### Brief
Exactly retype the lines from the top of the data through the line containing "const energyYTicks = [0, 2, 4, 6, 8];", leaving out every picture.

═════ Data extract ═════

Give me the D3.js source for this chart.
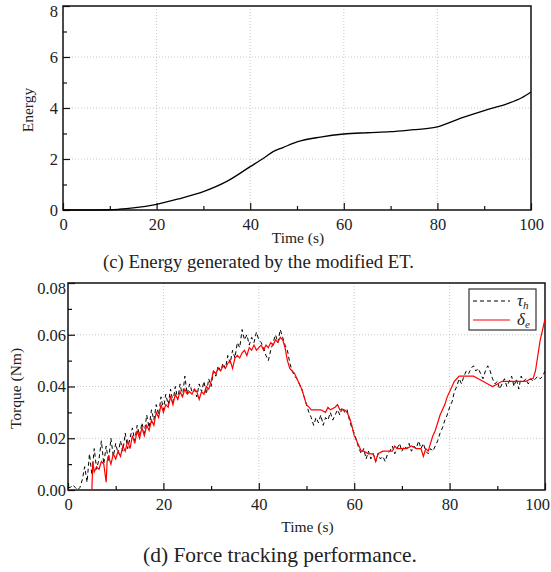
<!DOCTYPE html>
<html>
<head>
<script src="https://d3js.org/d3.v7.min.js"></script>
<style>
  body { margin: 0; background: #fff; }
  svg text { font-family: "Liberation Serif", "Times New Roman", serif; fill: #222; }
</style>
</head>
<body>
<div id="container"></div>
<script>
// ---- data ----
// (c) energy over time
const energyTime  = [0, 5, 10, 12, 15, 20, 25, 30, 35, 40, 43, 45, 47, 50, 55, 60, 65, 70, 75, 78, 80, 85, 90, 95, 98, 100];
const energyValue = [0, 0, 0.01, 0.03, 0.08, 0.22, 0.45, 0.72, 1.12, 1.7, 2.05, 2.3, 2.45, 2.67, 2.86, 2.98, 3.03, 3.07, 3.15, 3.2, 3.26, 3.6, 3.9, 4.17, 4.4, 4.63];
const energyXTicks = [0, 20, 40, 60, 80, 100];
const energyYTicks = [0, 2, 4, 6, 8];

// (d) torque: tau_h (black dashed), sampled every 0.5 s
const tauTime = d3.range(0, 100.01, 0.5);
const tauValue = [
  0.001,0.001,0.002,0.001,0.000,0.001,0.004,0.009,0.003,0.014,
  0.006,0.016,0.008,0.012,0.019,0.010,0.017,0.011,0.020,0.013,
  0.018,0.014,0.019,0.015,0.022,0.016,0.020,0.024,0.019,0.025,
  0.021,0.026,0.022,0.029,0.024,0.031,0.027,0.033,0.029,0.036,
  0.031,0.037,0.033,0.039,0.034,0.040,0.035,0.041,0.036,0.044,
  0.037,0.041,0.038,0.039,0.036,0.041,0.038,0.042,0.037,0.043,
  0.040,0.046,0.044,0.048,0.046,0.049,0.047,0.052,0.049,0.054,
  0.051,0.057,0.055,0.062,0.058,0.060,0.056,0.059,0.057,0.061,
  0.058,0.057,0.055,0.052,0.050,0.054,0.057,0.060,0.057,0.062,
  0.059,0.056,0.054,0.049,0.046,0.044,0.043,0.041,0.039,0.036,
  0.033,0.030,0.028,0.025,0.028,0.026,0.029,0.025,0.028,0.027,
  0.030,0.027,0.029,0.031,0.029,0.032,0.030,0.031,0.027,0.024,
  0.022,0.019,0.016,0.014,0.016,0.012,0.015,0.012,0.014,0.011,
  0.014,0.012,0.013,0.011,0.014,0.015,0.017,0.014,0.016,0.018,
  0.015,0.017,0.016,0.018,0.015,0.017,0.016,0.019,0.016,0.018,
  0.015,0.014,0.016,0.015,0.017,0.019,0.022,0.024,0.027,0.029,
  0.032,0.034,0.038,0.040,0.043,0.041,0.044,0.046,0.045,0.047,
  0.048,0.046,0.047,0.045,0.043,0.046,0.048,0.046,0.043,0.041,
  0.042,0.039,0.041,0.043,0.040,0.042,0.044,0.040,0.043,0.039,
  0.044,0.042,0.043,0.041,0.043,0.042,0.043,0.044,0.043,0.044,
  0.046
];

// (d) torque: delta_e (red solid)
const deltaTime = [0,5,5.2,5.5,6,6.5,7,7.5,8,8.2,8.5,9,9.5,10,10.5,11,11.5,12,12.5,13,13.5,14,14.5,15,15.5,16,16.5,17,17.5,18,18.5,19,19.5,20,
  20.5,21,21.5,22,22.5,23,23.5,24,24.5,25,25.5,26,26.5,27,27.5,28,28.5,29,29.5,30,30.5,31,31.5,32,32.5,33,33.5,34,34.5,35,35.5,36,36.5,37,37.5,38,38.5,39,39.5,40,
  40.5,41,41.5,42,42.5,43,43.5,44,44.5,45,45.5,46,46.5,47,47.5,48,48.5,49,49.5,50,50.5,51,52,53,54,54.5,55,56,56.5,57,58,58.5,59,59.5,60,
  60.5,61,61.5,62,63,64,64.5,65,66,67,68,68.5,69,70,71,72,73,74,74.5,75,75.5,76,76.5,77,77.5,78,78.5,79,79.5,80,
  80.5,81,81.5,82,83,84,85,86,87,88,89,90,91,92,93,94,95,96,97,97.5,98,98.5,99,99.5,100];
const deltaValue = [0,0,0.011,0.007,0.009,0.008,0.011,0.010,0.003,0.011,0.013,0.010,0.014,0.012,0.015,0.013,0.017,0.015,0.019,0.016,0.021,0.018,0.023,0.020,0.024,0.021,0.025,0.023,0.027,0.025,0.030,0.028,0.033,0.030,
  0.033,0.032,0.036,0.033,0.037,0.035,0.038,0.036,0.039,0.037,0.038,0.037,0.039,0.038,0.035,0.038,0.037,0.040,0.039,0.042,0.046,0.045,0.047,0.046,0.048,0.047,0.049,0.050,0.047,0.051,0.052,0.051,0.053,0.054,0.052,0.055,0.054,0.056,0.054,0.055,
  0.056,0.054,0.056,0.055,0.057,0.056,0.058,0.057,0.059,0.058,0.055,0.050,0.047,0.046,0.045,0.043,0.041,0.039,0.036,0.033,0.032,0.031,0.031,0.031,0.030,0.032,0.031,0.032,0.033,0.031,0.031,0.030,0.028,0.025,0.021,
  0.019,0.017,0.015,0.015,0.014,0.014,0.011,0.014,0.015,0.015,0.015,0.017,0.016,0.016,0.016,0.017,0.016,0.016,0.013,0.016,0.015,0.018,0.021,0.023,0.026,0.029,0.031,0.033,0.036,0.038,
  0.040,0.042,0.043,0.044,0.044,0.044,0.044,0.043,0.042,0.041,0.040,0.041,0.042,0.042,0.042,0.042,0.042,0.042,0.043,0.043,0.046,0.052,0.058,0.062,0.066];
const torqueXTicks = [0, 20, 40, 60, 80, 100];
const torqueYTicks = [0, 0.02, 0.04, 0.06, 0.08];

const W = 551, H = 572;
const FONT = '"Liberation Serif", "Times New Roman", serif';
const svg = d3.select("#container").append("svg")
  .attr("width", W).attr("height", H);

// draws one framed panel with grid, inward ticks, labels
function panel(box, xDomain, yDomain, xTicks, yTicks, yFmt, yLabel) {
  const x = d3.scaleLinear().domain(xDomain).range([box.left, box.right]);
  const y = d3.scaleLinear().domain(yDomain).range([box.bottom, box.top]);
  const g = svg.append("g");

  // dotted grid
  g.selectAll(".gx").data(xTicks.slice(1, -1)).enter().append("line")
    .attr("x1", d => x(d)).attr("x2", d => x(d))
    .attr("y1", box.top).attr("y2", box.bottom)
    .attr("stroke", "#c8c8c8").attr("stroke-dasharray", "1,2");
  g.selectAll(".gy").data(yTicks.slice(1, -1)).enter().append("line")
    .attr("y1", d => y(d)).attr("y2", d => y(d))
    .attr("x1", box.left).attr("x2", box.right)
    .attr("stroke", "#c8c8c8").attr("stroke-dasharray", "1,2");

  // axes with inward ticks
  const xStep = xTicks[1] - xTicks[0], yStep = yTicks[1] - yTicks[0];
  const xMinor = d3.range(xDomain[0] + xStep / 2, xDomain[1], xStep);
  const yMinor = d3.range(yDomain[0] + yStep / 2, yDomain[1], yStep);
  const xa = g.append("g").attr("transform", "translate(0," + box.bottom + ")")
    .call(d3.axisBottom(x).tickValues(xTicks).tickSizeInner(-7).tickSizeOuter(0).tickPadding(8));
  g.append("g").attr("transform", "translate(0," + box.bottom + ")")
    .call(d3.axisBottom(x).tickValues(xMinor).tickSizeInner(-4).tickSizeOuter(0).tickFormat(""));
  const ya = g.append("g").attr("transform", "translate(" + box.left + ",0)")
    .call(d3.axisLeft(y).tickValues(yTicks).tickFormat(yFmt).tickSizeInner(-7).tickSizeOuter(0).tickPadding(box.yPad));
  g.append("g").attr("transform", "translate(" + box.left + ",0)")
    .call(d3.axisLeft(y).tickValues(yMinor).tickSizeInner(-4).tickSizeOuter(0).tickFormat(""));
  g.selectAll(".tick line").attr("stroke", "#111").attr("stroke-width", 1.2);
  g.selectAll(".domain").remove();
  g.selectAll(".tick text").style("font-size", "16.5px").style("font-family", FONT).attr("fill", "#222");

  // frame
  g.append("rect")
    .attr("x", box.left).attr("y", box.top)
    .attr("width", box.right - box.left).attr("height", box.bottom - box.top)
    .attr("fill", "none").attr("stroke", "#111").attr("stroke-width", 1.5);

  // axis titles
  g.append("text")
    .attr("x", (box.left + box.right) / 2 + 1).attr("y", box.bottom + box.titleDy)
    .attr("text-anchor", "middle").style("font-size", "15.5px")
    .text("Time (s)");
  g.append("text")
    .attr("transform", "translate(" + box.yLabelX + "," + ((box.top + box.bottom) / 2 + 2) + ") rotate(-90)")
    .attr("text-anchor", "middle").style("font-size", "15.5px")
    .text(yLabel);

  return {x, y, g, xa, ya};
}

// caption sized to the width it has in the reference
function caption(text, cx, baseline, width) {
  const t = svg.append("text").attr("x", cx).attr("y", baseline)
    .attr("text-anchor", "middle").style("font-size", "20px").text(text);
  const len = t.node().getComputedTextLength();
  t.style("font-size", (20 * width / len).toFixed(2) + "px");
}

// ---- panel (c) ----
const c = panel({left: 63, right: 531, top: 6, bottom: 210, yPad: 5, yLabelX: 33, titleDy: 33},
  [0, 100], [0, 8], energyXTicks, energyYTicks, d3.format("d"), "Energy");
// top label sits lower so it is not cut by the page edge
c.ya.selectAll(".tick text").filter(d => d === 8).attr("dy", "0.65em");

const energyLine = d3.line().x((d, i) => c.x(energyTime[i])).y(d => c.y(d)).curve(d3.curveMonotoneX);
c.g.append("path").datum(energyValue)
  .attr("d", energyLine).attr("fill", "none").attr("stroke", "#000").attr("stroke-width", 1.3);

caption("(c) Energy generated by the modified ET.", 258.5, 268, 311);

// ---- panel (d) ----
const dp = panel({left: 68, right: 545, top: 283, bottom: 490, yPad: 2, yLabelX: 21, titleDy: 42},
  [0, 100], [0, 0.08], torqueXTicks, torqueYTicks, d3.format(".2f"), "Torque (Nm)");
dp.xa.selectAll(".tick text").filter(d => d === 100).attr("dx", "-8px");
dp.ya.selectAll(".tick text").filter(d => d === 0.08).attr("dy", "0.62em");

dp.g.append("clipPath").attr("id", "clipd").append("rect")
  .attr("x", 68).attr("y", 283).attr("width", 477).attr("height", 207);

const tauLine = d3.line().x((d, i) => dp.x(tauTime[i])).y(d => dp.y(d));
const deltaLine = d3.line().x((d, i) => dp.x(deltaTime[i])).y(d => dp.y(d));

dp.g.append("path").datum(tauValue).attr("clip-path", "url(#clipd)")
  .attr("d", tauLine).attr("fill", "none").attr("stroke", "#000")
  .attr("stroke-width", 1).attr("stroke-dasharray", "4,3");
dp.g.append("path").datum(deltaValue).attr("clip-path", "url(#clipd)")
  .attr("d", deltaLine).attr("fill", "none").attr("stroke", "#ff0000").attr("stroke-width", 1.2);

// legend
const lg = dp.g.append("g").attr("transform", "translate(469,289)");
lg.append("rect").attr("width", 67).attr("height", 41)
  .attr("fill", "#fff").attr("stroke", "#333").attr("stroke-width", 1.2);
lg.append("line").attr("x1", 4).attr("x2", 41).attr("y1", 12).attr("y2", 12)
  .attr("stroke", "#000").attr("stroke-dasharray", "4,3");
lg.append("line").attr("x1", 4).attr("x2", 41).attr("y1", 31).attr("y2", 31)
  .attr("stroke", "#ff0000").attr("stroke-width", 1.2);
const t1 = lg.append("text").attr("x", 48).attr("y", 17).style("font-size", "17px").style("font-style", "italic");
t1.append("tspan").text("τ");
t1.append("tspan").attr("dy", 3).style("font-size", "11px").text("h");
const t2 = lg.append("text").attr("x", 48).attr("y", 36).style("font-size", "17px").style("font-style", "italic");
t2.append("tspan").text("δ");
t2.append("tspan").attr("dy", 3).style("font-size", "11px").text("e");

caption("(d) Force tracking performance.", 280, 562, 274);
</script>
</body>
</html>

═════

### Exercise answer
Give me the D3.js source for this chart.
<!DOCTYPE html>
<html>
<head>
<script src="https://d3js.org/d3.v7.min.js"></script>
<style>
  body { margin: 0; background: #fff; }
  svg text { font-family: "Liberation Serif", "Times New Roman", serif; fill: #222; }
</style>
</head>
<body>
<div id="container"></div>
<script>
// ---- data ----
// (c) energy over time
const energyTime  = [0, 5, 10, 12, 15, 20, 25, 30, 35, 40, 43, 45, 47, 50, 55, 60, 65, 70, 75, 78, 80, 85, 90, 95, 98, 100];
const energyValue = [0, 0, 0.01, 0.03, 0.08, 0.22, 0.45, 0.72, 1.12, 1.7, 2.05, 2.3, 2.45, 2.67, 2.86, 2.98, 3.03, 3.07, 3.15, 3.2, 3.26, 3.6, 3.9, 4.17, 4.4, 4.63];
const energyXTicks = [0, 20, 40, 60, 80, 100];
const energyYTicks = [0, 2, 4, 6, 8];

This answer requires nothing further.